» Required work:
Transcribe the material from its first line onward, ending with the line that contains "81.5, 86.5, 87.5]" and adding nothing beyond it.

# start of Material

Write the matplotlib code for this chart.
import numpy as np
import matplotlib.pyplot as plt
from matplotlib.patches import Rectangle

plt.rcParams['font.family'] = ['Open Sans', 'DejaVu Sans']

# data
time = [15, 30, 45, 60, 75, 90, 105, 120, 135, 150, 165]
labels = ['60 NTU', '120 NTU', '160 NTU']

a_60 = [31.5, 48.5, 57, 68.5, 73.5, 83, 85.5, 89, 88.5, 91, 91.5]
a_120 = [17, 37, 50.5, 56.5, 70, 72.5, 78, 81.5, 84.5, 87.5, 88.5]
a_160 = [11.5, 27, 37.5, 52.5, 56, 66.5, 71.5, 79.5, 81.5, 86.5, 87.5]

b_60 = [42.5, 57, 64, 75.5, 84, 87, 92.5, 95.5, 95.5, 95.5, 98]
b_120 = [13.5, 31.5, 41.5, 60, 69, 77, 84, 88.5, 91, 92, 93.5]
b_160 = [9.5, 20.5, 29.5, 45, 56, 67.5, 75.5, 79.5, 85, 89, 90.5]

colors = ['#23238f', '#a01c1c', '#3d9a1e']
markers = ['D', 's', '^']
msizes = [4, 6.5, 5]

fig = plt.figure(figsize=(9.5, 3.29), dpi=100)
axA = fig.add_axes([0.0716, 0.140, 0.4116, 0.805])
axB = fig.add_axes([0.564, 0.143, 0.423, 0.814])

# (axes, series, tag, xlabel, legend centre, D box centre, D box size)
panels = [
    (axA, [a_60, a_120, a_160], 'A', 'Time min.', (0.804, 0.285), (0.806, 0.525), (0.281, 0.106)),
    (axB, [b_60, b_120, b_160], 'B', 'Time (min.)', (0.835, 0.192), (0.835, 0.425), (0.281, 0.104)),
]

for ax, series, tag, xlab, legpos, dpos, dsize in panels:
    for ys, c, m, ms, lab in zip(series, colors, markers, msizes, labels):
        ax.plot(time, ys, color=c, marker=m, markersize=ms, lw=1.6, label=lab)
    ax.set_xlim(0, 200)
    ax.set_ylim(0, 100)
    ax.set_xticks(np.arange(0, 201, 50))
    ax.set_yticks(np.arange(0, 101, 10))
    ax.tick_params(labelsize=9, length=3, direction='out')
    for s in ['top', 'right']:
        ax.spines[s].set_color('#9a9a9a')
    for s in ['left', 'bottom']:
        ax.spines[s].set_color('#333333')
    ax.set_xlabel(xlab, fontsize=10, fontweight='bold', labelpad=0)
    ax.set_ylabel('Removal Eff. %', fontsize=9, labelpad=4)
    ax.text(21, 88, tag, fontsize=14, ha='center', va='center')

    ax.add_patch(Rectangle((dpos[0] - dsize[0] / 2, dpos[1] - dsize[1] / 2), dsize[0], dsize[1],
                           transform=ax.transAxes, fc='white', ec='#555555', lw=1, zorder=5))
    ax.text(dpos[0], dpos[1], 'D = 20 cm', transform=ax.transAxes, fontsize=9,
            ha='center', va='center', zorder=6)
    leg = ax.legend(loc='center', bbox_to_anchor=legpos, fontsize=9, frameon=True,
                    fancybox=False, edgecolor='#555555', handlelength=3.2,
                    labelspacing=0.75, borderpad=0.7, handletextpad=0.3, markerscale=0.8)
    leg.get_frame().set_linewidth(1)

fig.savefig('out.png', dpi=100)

# end of Material

» Written answer:
Write the matplotlib code for this chart.
import numpy as np
import matplotlib.pyplot as plt
from matplotlib.patches import Rectangle

plt.rcParams['font.family'] = ['Open Sans', 'DejaVu Sans']

# data
time = [15, 30, 45, 60, 75, 90, 105, 120, 135, 150, 165]
labels = ['60 NTU', '120 NTU', '160 NTU']

a_60 = [31.5, 48.5, 57, 68.5, 73.5, 83, 85.5, 89, 88.5, 91, 91.5]
a_120 = [17, 37, 50.5, 56.5, 70, 72.5, 78, 81.5, 84.5, 87.5, 88.5]
a_160 = [11.5, 27, 37.5, 52.5, 56, 66.5, 71.5, 79.5, 81.5, 86.5, 87.5]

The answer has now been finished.